**Required work:**
Make an exact copy of the lines, leaving the pictures out.

################

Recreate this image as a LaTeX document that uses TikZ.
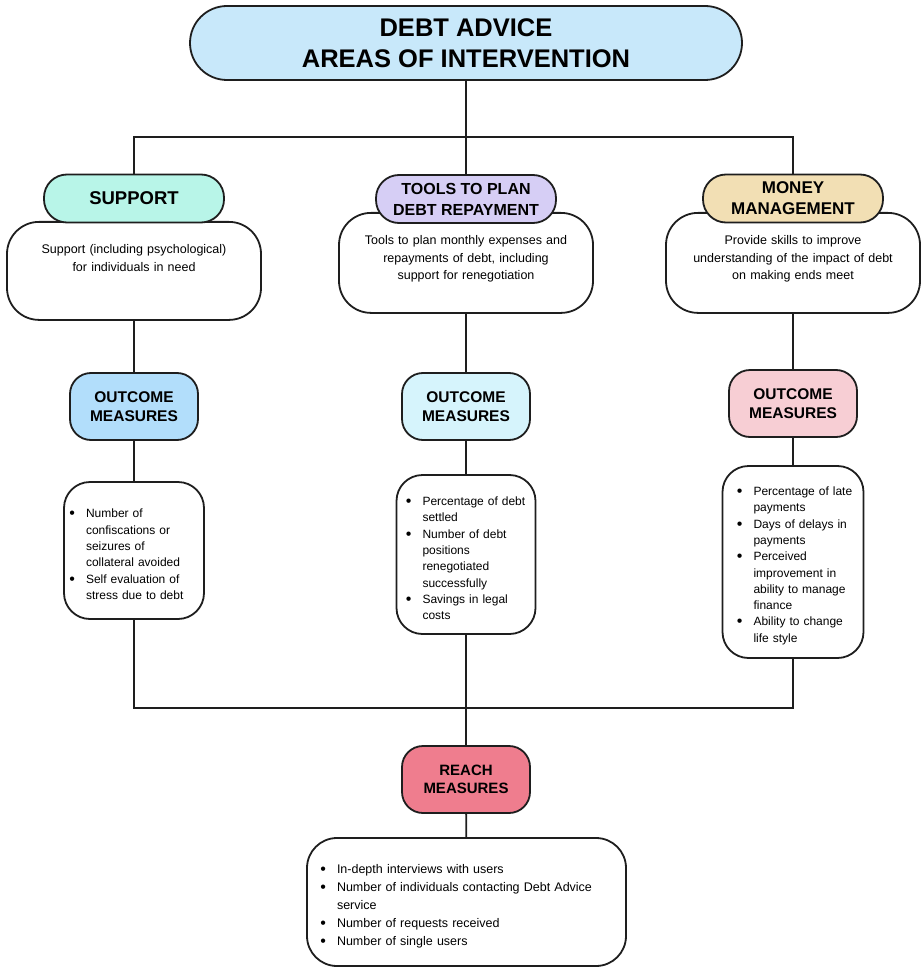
\documentclass[tikz,border=0pt]{standalone}
\usepackage{fontspec}
\setmainfont{Liberation Sans}
\usepackage{enumitem}
\setlist[itemize]{nosep, labelsep=11pt,
  label=\raisebox{-1pt}{\fontsize{16}{16}\selectfont\textbullet}}
\usetikzlibrary{positioning}
\definecolor{ink}{HTML}{1E1E1E}
\definecolor{titleblue}{HTML}{C8E8FA}
\definecolor{supgreen}{HTML}{B8F5E8}
\definecolor{toolpurple}{HTML}{D6CEF5}
\definecolor{moneytan}{HTML}{F2DFB4}
\definecolor{outblue}{HTML}{B2DEFB}
\definecolor{outcyan}{HTML}{D6F4FC}
\definecolor{outpink}{HTML}{F7CED4}
\definecolor{reachred}{HTML}{EF7D8E}
\tikzset{
  hub/.style={rectangle, rounded corners=37pt, draw=ink, line width=1.8pt,
    fill=titleblue, minimum width=552pt, minimum height=74pt, align=center,
    font=\bfseries\fontsize{25.5}{31}\selectfont},
  area/.style={rectangle, rounded corners=23pt, draw=ink, line width=1.8pt,
    minimum width=180pt, minimum height=48pt, align=center, inner sep=2pt,
    font=\bfseries\fontsize{17}{21}\selectfont},
  areatext/.style={rectangle, rounded corners=32pt, draw=ink, line width=1.8pt,
    fill=white, text width=242pt, inner xsep=6pt, inner ysep=0pt, align=center,
    text height=32pt, font=\fontsize{12.5}{17.5}\selectfont},
  measure/.style={rectangle, rounded corners=21pt, draw=ink, line width=1.8pt,
    minimum width=128pt, minimum height=67pt, align=center,
    font=\bfseries\fontsize{15.5}{18.5}\selectfont},
  listbox/.style={rectangle, rounded corners=26pt, draw=ink, line width=1.8pt,
    fill=white, inner xsep=6pt, align=left, font=\fontsize{12}{16.3}\selectfont},
  link/.style={draw=ink, line width=1.8pt}
}
\begin{document}
\begin{tikzpicture}[x=1pt, y=-1pt]
\useasboundingbox (0,0) rectangle (921,968);

\node (title) [hub] at (466,43) {DEBT ADVICE\\AREAS OF INTERVENTION};

% area descriptions (under the headers)
\node (supText)   [areatext, text depth=66pt, anchor=north] at (134,221)
  {Support (including psychological)\\for individuals in need};
\node (toolText)  [areatext, text depth=68pt, anchor=north] at (466,212)
  {Tools to plan monthly expenses and\\repayments of debt, including\\support for renegotiation};
\node (moneyText) [areatext, text depth=68pt, anchor=north] at (793,212)
  {Provide skills to improve\\understanding of the impact of debt\\on making ends meet};

\node (sup)   [area, fill=supgreen, font=\bfseries\fontsize{18.5}{21}\selectfont] at (134,198.5) {SUPPORT};
\node (tools) [area, fill=toolpurple, font=\bfseries\fontsize{16}{21}\selectfont] at (466,199) {TOOLS TO PLAN\\DEBT REPAYMENT};
\node (money) [area, fill=moneytan] at (793,198.5) {MONEY\\MANAGEMENT};

\node (outSup)   [measure, fill=outblue] at (134,406.5) {OUTCOME\\MEASURES};
\node (outTools) [measure, fill=outcyan] at (466,406.5) {OUTCOME\\MEASURES};
\node (outMoney) [measure, fill=outpink] at (793,403.5) {OUTCOME\\MEASURES};

\node (listSup) [listbox, text width=128pt, minimum height=137pt] at (134,550.5)
  {\begin{itemize}[leftmargin=16pt]
   \item Number of\\confiscations or\\seizures of\\collateral avoided
   \item Self evaluation of\\stress due to debt
   \end{itemize}};
\node (listTools) [listbox, text width=127pt, minimum height=159pt] at (466,554.5)
  {\begin{itemize}[leftmargin=20pt]
   \item Percentage of debt\\settled
   \item Number of debt\\positions\\renegotiated\\successfully
   \item Savings in legal\\costs
   \end{itemize}};
\node (listMoney) [listbox, text width=129pt, minimum height=192pt] at (793,562)
  {\begin{itemize}[leftmargin=25pt]
   \item Percentage of late\\payments
   \item Days of delays in\\payments
   \item Perceived\\improvement in\\ability to manage\\finance
   \item Ability to change\\life style
   \end{itemize}};

\node (reach) [measure, fill=reachred, font=\bfseries\fontsize{15}{18.5}\selectfont] at (466,779.5) {REACH\\MEASURES};
\node (final) [listbox, text width=307pt, minimum height=128pt, rounded corners=30pt,
  font=\fontsize{12.5}{18}\selectfont] at (466.5,902)
  {\begin{itemize}[leftmargin=24pt]
   \item In-depth interviews with users
   \item Number of individuals contacting Debt Advice\\service
   \item Number of requests received
   \item Number of single users
   \end{itemize}};

% connectors
\coordinate (bus)  at (466,137);
\coordinate (join) at (466,708);
\draw [link] (title) -- (bus);
\draw [link] (sup) |- (bus) -| (money);
\draw [link] (bus) -- (tools);
\draw [link] (supText) -- (outSup);
\draw [link] (toolText) -- (outTools);
\draw [link] (moneyText) -- (outMoney);
\draw [link] (outSup) -- (listSup);
\draw [link] (outTools) -- (listTools);
\draw [link] (outMoney) -- (listMoney);
\draw [link] (listSup) |- (join) -| (listMoney);
\draw [link] (listTools) -- (reach);
\draw [link] (reach) -- (final);
\end{tikzpicture}
\end{document}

################

**Task response:**
Recreate this image as a LaTeX document that uses TikZ.
\documentclass[tikz,border=0pt]{standalone}
\usepackage{fontspec}
\setmainfont{Liberation Sans}
\usepackage{enumitem}
\setlist[itemize]{nosep, labelsep=11pt,
  label=\raisebox{-1pt}{\fontsize{16}{16}\selectfont\textbullet}}
\usetikzlibrary{positioning}
\definecolor{ink}{HTML}{1E1E1E}
\definecolor{titleblue}{HTML}{C8E8FA}
\definecolor{supgreen}{HTML}{B8F5E8}
\definecolor{toolpurple}{HTML}{D6CEF5}
\definecolor{moneytan}{HTML}{F2DFB4}
\definecolor{outblue}{HTML}{B2DEFB}
\definecolor{outcyan}{HTML}{D6F4FC}
\definecolor{outpink}{HTML}{F7CED4}
\definecolor{reachred}{HTML}{EF7D8E}
\tikzset{
  hub/.style={rectangle, rounded corners=37pt, draw=ink, line width=1.8pt,
    fill=titleblue, minimum width=552pt, minimum height=74pt, align=center,
    font=\bfseries\fontsize{25.5}{31}\selectfont},
  area/.style={rectangle, rounded corners=23pt, draw=ink, line width=1.8pt,
    minimum width=180pt, minimum height=48pt, align=center, inner sep=2pt,
    font=\bfseries\fontsize{17}{21}\selectfont},
  areatext/.style={rectangle, rounded corners=32pt, draw=ink, line width=1.8pt,
    fill=white, text width=242pt, inner xsep=6pt, inner ysep=0pt, align=center,
    text height=32pt, font=\fontsize{12.5}{17.5}\selectfont},
  measure/.style={rectangle, rounded corners=21pt, draw=ink, line width=1.8pt,
    minimum width=128pt, minimum height=67pt, align=center,
    font=\bfseries\fontsize{15.5}{18.5}\selectfont},
  listbox/.style={rectangle, rounded corners=26pt, draw=ink, line width=1.8pt,
    fill=white, inner xsep=6pt, align=left, font=\fontsize{12}{16.3}\selectfont},
  link/.style={draw=ink, line width=1.8pt}
}
\begin{document}
\begin{tikzpicture}[x=1pt, y=-1pt]
\useasboundingbox (0,0) rectangle (921,968);

\node (title) [hub] at (466,43) {DEBT ADVICE\\AREAS OF INTERVENTION};

% area descriptions (under the headers)
\node (supText)   [areatext, text depth=66pt, anchor=north] at (134,221)
  {Support (including psychological)\\for individuals in need};
\node (toolText)  [areatext, text depth=68pt, anchor=north] at (466,212)
  {Tools to plan monthly expenses and\\repayments of debt, including\\support for renegotiation};
\node (moneyText) [areatext, text depth=68pt, anchor=north] at (793,212)
  {Provide skills to improve\\understanding of the impact of debt\\on making ends meet};

\node (sup)   [area, fill=supgreen, font=\bfseries\fontsize{18.5}{21}\selectfont] at (134,198.5) {SUPPORT};
\node (tools) [area, fill=toolpurple, font=\bfseries\fontsize{16}{21}\selectfont] at (466,199) {TOOLS TO PLAN\\DEBT REPAYMENT};
\node (money) [area, fill=moneytan] at (793,198.5) {MONEY\\MANAGEMENT};

\node (outSup)   [measure, fill=outblue] at (134,406.5) {OUTCOME\\MEASURES};
\node (outTools) [measure, fill=outcyan] at (466,406.5) {OUTCOME\\MEASURES};
\node (outMoney) [measure, fill=outpink] at (793,403.5) {OUTCOME\\MEASURES};

\node (listSup) [listbox, text width=128pt, minimum height=137pt] at (134,550.5)
  {\begin{itemize}[leftmargin=16pt]
   \item Number of\\confiscations or\\seizures of\\collateral avoided
   \item Self evaluation of\\stress due to debt
   \end{itemize}};
\node (listTools) [listbox, text width=127pt, minimum height=159pt] at (466,554.5)
  {\begin{itemize}[leftmargin=20pt]
   \item Percentage of debt\\settled
   \item Number of debt\\positions\\renegotiated\\successfully
   \item Savings in legal\\costs
   \end{itemize}};
\node (listMoney) [listbox, text width=129pt, minimum height=192pt] at (793,562)
  {\begin{itemize}[leftmargin=25pt]
   \item Percentage of late\\payments
   \item Days of delays in\\payments
   \item Perceived\\improvement in\\ability to manage\\finance
   \item Ability to change\\life style
   \end{itemize}};

\node (reach) [measure, fill=reachred, font=\bfseries\fontsize{15}{18.5}\selectfont] at (466,779.5) {REACH\\MEASURES};
\node (final) [listbox, text width=307pt, minimum height=128pt, rounded corners=30pt,
  font=\fontsize{12.5}{18}\selectfont] at (466.5,902)
  {\begin{itemize}[leftmargin=24pt]
   \item In-depth interviews with users
   \item Number of individuals contacting Debt Advice\\service
   \item Number of requests received
   \item Number of single users
   \end{itemize}};

% connectors
\coordinate (bus)  at (466,137);
\coordinate (join) at (466,708);
\draw [link] (title) -- (bus);
\draw [link] (sup) |- (bus) -| (money);
\draw [link] (bus) -- (tools);
\draw [link] (supText) -- (outSup);
\draw [link] (toolText) -- (outTools);
\draw [link] (moneyText) -- (outMoney);
\draw [link] (outSup) -- (listSup);
\draw [link] (outTools) -- (listTools);
\draw [link] (outMoney) -- (listMoney);
\draw [link] (listSup) |- (join) -| (listMoney);
\draw [link] (listTools) -- (reach);
\draw [link] (reach) -- (final);
\end{tikzpicture}
\end{document}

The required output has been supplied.